Казалось бы, устами Чехова произнесен приговор пьесе, которая в конце века кажется ненужной и скучной. Но так ли это? Нельзя не заметить, что в этом пассаже почти дословно цитируются Пушкин и Белинский, собственно, излагается тощее «общее место». Но есть здесь и другая столь же отчетливая цитата из иного контекста, несомненно известного Чехову: «В превосходном стихотворении многое должно угадывать; не вполне выраженные мысли и чувства тем более действуют на душу читателя, что в ней, в сокровенной глубине ее, скрываются те струны, которых автор едва коснулся, нередко одним намеком, — но его поняли, все уже внятно, и ясно, и сильно.
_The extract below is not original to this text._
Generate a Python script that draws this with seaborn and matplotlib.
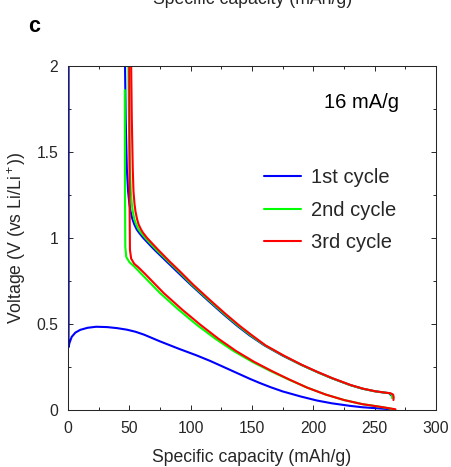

Для этого с обеих сторон требуется: с одной — дар, искусство; с другой — восприимчивость, внимание. Но как же требовать его от толпы народа, более занятого собственною личностью, нежели автором и его произведением?..» (2, 281).
 
Эта оценка Г.о.у. принадлежит самому Г. Чехов помнит о ней. Но солидаризируется ли с ней? Ее высказывает герой «Скучной истории» — и то, что именно он оценивает Г.о.у. как «скучную пьесу», — уже предупреждающий сигнал. Он известный ученый, следственно, умный человек, но пораженный «равнодушием, параличом души», только перед смертью заметивший в себе «отсутствие того, что товарищи-философы называют общей идеей». Не потому ли скучна ему пьеса Г.о.у.? Не в этом ли его собственное горе от ума — голого профессионализма, не имеющего за душой того «высшего значения», которым одушевлена, вопреки суровой автооценке, грибоедовская великая комедия. «Что делать?» — спрашивает профессора любимая женщина, и ему нечего ей ответить.
 
Ему, почтенному профессору, нечего ответить, а не Чехову, который в «Скучной истории», по сути, — хотя и по-чеховски парадоксально, «от противного» — продолжает грибоедовскую традицию, осветившую весь золотой век русской литературы.
 
В вопросе «Что делать?» — тоже знак той же традиции, ибо вслед за Г.о.у. многие классические произведения этого века в самих заглавиях таят предельность роковых вопросов, заданных своему и будущим поколениям.